Mozart, Bach, Villa-Lobos e João Gilberto

O ministro Moura Ribeiro, relator do recurso, reforçou que, nas decisões anteriores, o STJ apenas proibiu a confecção de novos CDs contendo a obra remasterizada sem autorização. Em consequência, explicou, não foi estabelecido obstáculo à fabricação e comercialização de LPs com as canções originais do artista.

Ainda segundo o magistrado, a obra de João Gilberto, por estar vinculada à identidade e à memória dos diferentes grupos formadores da sociedade brasileira – nos moldes previstos pelo artigo 216 da Constituição –, constitui um verdadeiro patrimônio cultural do país, enquadrando-se no conceito de direito coletivo.

“O direito moral do autor, intangível e imprescritível, não pode suplantar o direito da sociedade de usufruir das manifestações das culturas populares tão caras a qualquer nação. Triste a cultura mundial se não pudesse desfrutar das obras de Mozart, Bach ou Villa-Lobos, gênios, qualificação em que também se insere o nome de João Gilberto”, acrescentou.  

Masters não pertencem, necessariamente, ao autor das obras musicais

Em seu voto, Moura Ribeiro apresentou uma evolução histórica dos dispositivos físicos de gravação, chegando à conclusão de que os masters, ao concretizarem um registro sonoro em meio físico, se constituem como um fonograma, como definido pelo artigo 5º, inciso IX, da Lei 6.910/1998.

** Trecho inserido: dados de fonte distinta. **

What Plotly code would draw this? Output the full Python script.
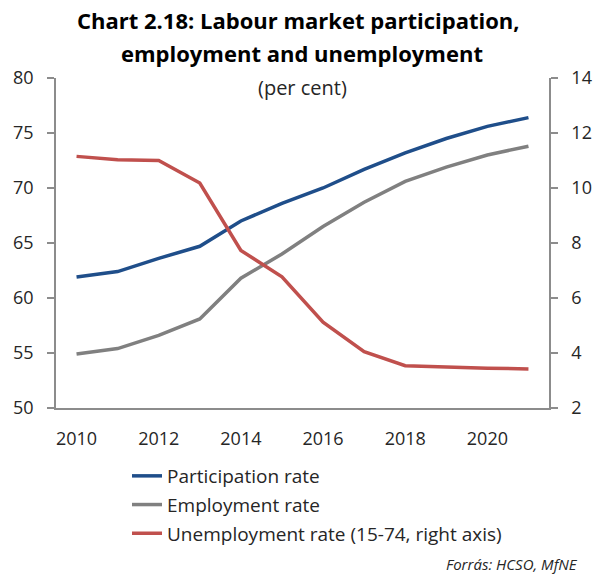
import plotly.graph_objects as go

years = list(range(2010, 2022))
participation = [61.9, 62.4, 63.6, 64.7, 67.0, 68.6, 70.0, 71.7, 73.2, 74.5, 75.6, 76.4]
employment = [54.9, 55.4, 56.6, 58.1, 61.8, 64.0, 66.5, 68.7, 70.6, 71.9, 73.0, 73.8]
unemployment = [11.15, 11.03, 11.0, 10.18, 7.73, 6.77, 5.12, 4.05, 3.54, 3.48, 3.45, 3.42]

series_names = ["Participation rate", "Employment rate", "Unemployment rate (15-74, right axis)"]
colors = ["#1F4E8A", "#808080", "#C0504D"]

x_tickvals = [2010, 2012, 2014, 2016, 2018, 2020]
left_ticks = [50, 55, 60, 65, 70, 75, 80]
right_ticks = [2, 4, 6, 8, 10, 12, 14]

FONT = "Open Sans"
TXT = "#262626"

# plot-area geometry in pixels (used to place paper-referenced text)
PLOT_L, PLOT_R, PLOT_T, PLOT_B = 56, 549, 78, 408
PW, PH = PLOT_R - PLOT_L, PLOT_B - PLOT_T


def px(x):
    return (x - PLOT_L) / PW


def py(y):
    return (PLOT_B - y) / PH


fig = go.Figure()
axes = ["y", "y", "y2"]
values = [participation, employment, unemployment]
for name, col, vals, ax in zip(series_names, colors, values, axes):
    fig.add_trace(go.Scatter(x=years, y=vals, name=name, mode="lines", yaxis=ax,
                             legendgroup=name,
                             line=dict(color=col, width=3.5)))

axis_line = dict(showline=True, linecolor="#8C8C8C", linewidth=1.5, showgrid=False,
                 zeroline=False, automargin=False)

fig.update_layout(
    width=595, height=577,
    margin=dict(l=PLOT_L, r=595 - PLOT_R, t=PLOT_T, b=577 - PLOT_B),
    paper_bgcolor="white", plot_bgcolor="white",
    font=dict(family=FONT, size=18, color=TXT),
    showlegend=True,
    legend=dict(x=px(127), y=py(457), xanchor="left", yanchor="top",
                font=dict(size=19, color=TXT), tracegroupgap=1,
                bgcolor="rgba(0,0,0,0)"),
    xaxis=dict(range=[2009.5, 2021.5], tickvals=x_tickvals, ticks="",
               ticklabelstandoff=14, **axis_line),
    yaxis=dict(range=[50, 80], tickvals=left_ticks, ticks="outside", ticklen=7,
               tickcolor="#8C8C8C", tickwidth=1.5, ticklabelstandoff=10, **axis_line),
    yaxis2=dict(range=[2, 14], tickvals=right_ticks, overlaying="y", side="right",
                ticks="outside", ticklen=7, tickcolor="#8C8C8C", tickwidth=1.5,
                ticklabelstandoff=10, **axis_line),
    annotations=[
        dict(text="<b>Chart 2.18: Labour market participation,</b>",
             xref="paper", yref="paper", x=px(298), y=py(20), xanchor="center",
             yanchor="middle", showarrow=False, font=dict(size=22, color="black")),
        dict(text="<b>employment and unemployment</b>",
             xref="paper", yref="paper", x=px(302), y=py(53), xanchor="center",
             yanchor="middle", showarrow=False, font=dict(size=22, color="black")),
        dict(text="(per cent)", xref="paper", yref="paper", x=px(302), y=py(88),
             xanchor="center", yanchor="middle", showarrow=False,
             font=dict(size=20, color=TXT)),
        dict(text="<i>Forrás: HCSO, MfNE</i>", xref="paper", yref="paper",
             x=px(580), y=py(564), xanchor="right", yanchor="middle",
             showarrow=False, font=dict(size=15, color=TXT)),
    ],
)

fig.write_html("out.html")
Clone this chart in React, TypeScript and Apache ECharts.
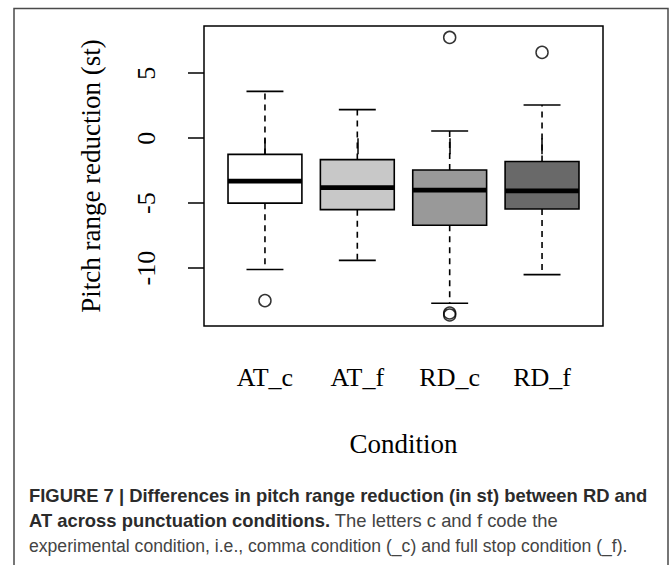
import React, { useEffect, useRef } from "react";
import * as echarts from "echarts";

const categories = ["AT_c", "AT_f", "RD_c", "RD_f"];
const whiskerLow = [-10.1, -9.4, -12.7, -10.5];
const q1 = [-5.0, -5.5, -6.7, -5.45];
const median = [-3.3, -3.8, -4.0, -4.05];
const q3 = [-1.25, -1.65, -2.45, -1.8];
const whiskerHigh = [3.6, 2.2, 0.55, 2.55];
const boxColors = ["#ffffff", "#c8c8c8", "#999999", "#696969"];
const outlierX = [1, 3, 3, 3, 4];
const outlierY = [-12.5, 7.75, -13.45, -13.6, 6.6];
const yTicks = [-10, -5, 0, 5];
const xTicks = [1, 2, 3, 4];

const SERIF = "'Liberation Serif', 'Times New Roman', serif";
const SANS = "'Liberation Sans', Arial, sans-serif";

export default function App() {
  const ref = useRef<HTMLDivElement>(null);
  useEffect(() => {
    if (!ref.current) return;
    const chart = echarts.init(ref.current, undefined, { renderer: "svg" });
    const boxData = categories.map((_, i) => [
      i + 1,
      whiskerLow[i],
      q1[i],
      median[i],
      q3[i],
      whiskerHigh[i],
    ]);
    const outliers = outlierX.map((x, i) => [x, outlierY[i]]);
    chart.setOption({
      animation: false,
      backgroundColor: "#ffffff",
      grid: {
        left: 204,
        top: 26,
        right: 69,
        bottom: 239,
        show: true,
        borderColor: "#000",
        borderWidth: 1.5,
        backgroundColor: "transparent",
      },
      xAxis: {
        type: "value",
        min: 0.34,
        max: 4.66,
        splitLine: { show: false },
        axisLine: { show: false },
        axisTick: {
          show: true,
          customValues: xTicks,
          length: 16,
          lineStyle: { color: "#000", width: 1.5 },
        },
        axisLabel: {
          customValues: xTicks,
          formatter: (v: number) => categories[Math.round(v) - 1] ?? "",
          margin: 38,
          fontFamily: SERIF,
          fontSize: 26,
          color: "#000",
        },
        name: "Condition",
        nameLocation: "middle",
        nameGap: 104,
        nameTextStyle: { fontFamily: SERIF, fontSize: 27, color: "#000" },
      },
      yAxis: {
        type: "value",
        min: -14.45,
        max: 8.63,
        splitLine: { show: false },
        axisLine: { show: false },
        axisTick: {
          show: true,
          customValues: yTicks,
          length: 16,
          lineStyle: { color: "#000", width: 1.5 },
        },
        axisLabel: {
          customValues: yTicks,
          rotate: 90,
          margin: 45,
          fontFamily: SERIF,
          fontSize: 26,
          color: "#000",
        },
        name: "Pitch range reduction (st)",
        nameLocation: "middle",
        nameRotate: 90,
        nameGap: 100,
        nameTextStyle: { fontFamily: SERIF, fontSize: 27, color: "#000" },
      },
      series: [
        {
          type: "custom",
          data: boxData,
          encode: { x: 0, y: [1, 2, 3, 4, 5] },
          renderItem: (params: any, api: any) => {
            const x = api.value(0);
            const pLo = api.coord([x, api.value(1)]);
            const pQ1 = api.coord([x, api.value(2)]);
            const pMed = api.coord([x, api.value(3)]);
            const pQ3 = api.coord([x, api.value(4)]);
            const pHi = api.coord([x, api.value(5)]);
            const halfBox = api.size([0.4, 0])[0];
            const halfCap = halfBox / 2;
            const cx = pMed[0];
            const lw = 1.6;
            const dash = [6, 5];
            return {
              type: "group",
              children: [
                {
                  type: "line",
                  shape: { x1: cx, y1: pQ3[1], x2: cx, y2: pHi[1] },
                  style: { stroke: "#000", lineWidth: lw, lineDash: dash },
                },
                {
                  type: "line",
                  shape: { x1: cx, y1: pQ1[1], x2: cx, y2: pLo[1] },
                  style: { stroke: "#000", lineWidth: lw, lineDash: dash },
                },
                {
                  type: "line",
                  shape: { x1: cx - halfCap, y1: pHi[1], x2: cx + halfCap, y2: pHi[1] },
                  style: { stroke: "#000", lineWidth: lw },
                },
                {
                  type: "line",
                  shape: { x1: cx - halfCap, y1: pLo[1], x2: cx + halfCap, y2: pLo[1] },
                  style: { stroke: "#000", lineWidth: lw },
                },
                {
                  type: "rect",
                  shape: {
                    x: cx - halfBox,
                    y: pQ3[1],
                    width: halfBox * 2,
                    height: pQ1[1] - pQ3[1],
                  },
                  style: { fill: boxColors[params.dataIndex], stroke: "#000", lineWidth: lw },
                },
                {
                  type: "line",
                  shape: { x1: cx - halfBox, y1: pMed[1], x2: cx + halfBox, y2: pMed[1] },
                  style: { stroke: "#000", lineWidth: 4.8 },
                },
              ],
            };
          },
        },
        {
          type: "scatter",
          data: outliers,
          symbol: "circle",
          symbolSize: 12,
          itemStyle: { color: "rgba(0,0,0,0)", borderColor: "#000", borderWidth: 1.5 },
        },
      ],
      graphic: [
        {
          type: "polyline",
          shape: { points: [[14, 575], [14, 8.5], [668, 8.5], [668, 575]] },
          style: { stroke: "#4a4a4a", lineWidth: 1.5, fill: "none" },
          silent: true,
        },
        {
          type: "text",
          left: 29,
          top: 486,
          style: {
            text: "FIGURE 7 | Differences in pitch range reduction (in st) between RD and",
            font: `bold 18.4px ${SANS}`,
            fill: "#2b2b2b",
          },
        },
        {
          type: "text",
          left: 29,
          top: 511,
          style: {
            text: "{b|AT across punctuation conditions.} The letters c and f code the",
            font: `18.4px ${SANS}`,
            fill: "#444",
            rich: {
              b: { font: `bold 18.4px ${SANS}`, fill: "#2b2b2b" },
            },
          },
        },
        {
          type: "text",
          left: 29,
          top: 537,
          style: {
            text: "experimental condition, i.e., comma condition (_c) and full stop condition (_f).",
            font: `17.6px ${SANS}`,
            fill: "#444",
          },
        },
      ],
    });
    return () => chart.dispose();
  }, []);
  return (
    <div
      ref={ref}
      style={{ position: "absolute", left: 0, top: 0, width: 672, height: 565 }}
    />
  );
}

Entretanto, o ministro apontou que, considerando as caraterísticas de produção e extração de cópias a partir da matriz física – ou seja, uma forma de apresentação do fonograma –, não seria razoável afirmar que ele pertence, necessariamente, ao autor da obra musical.

Nesse sentido, o magistrado entendeu que não há fundamento jurídico para afirmar que os direitos morais do autor teriam a capacidade de garantir a posse e a propriedade do meio físico no qual foi gravada a criação imaterial.

“Se o compositor/intérprete de uma canção não pode reivindicar a posse/propriedade de um vinil já comercializado com fundamento em uma suposta transmutação operada pelo direito moral de autor, tampouco pode fazê-lo em relação aos masters, uma vez que estes são apenas uma forma diferenciada de apresentação do mesmo fonograma”, concluiu o relator.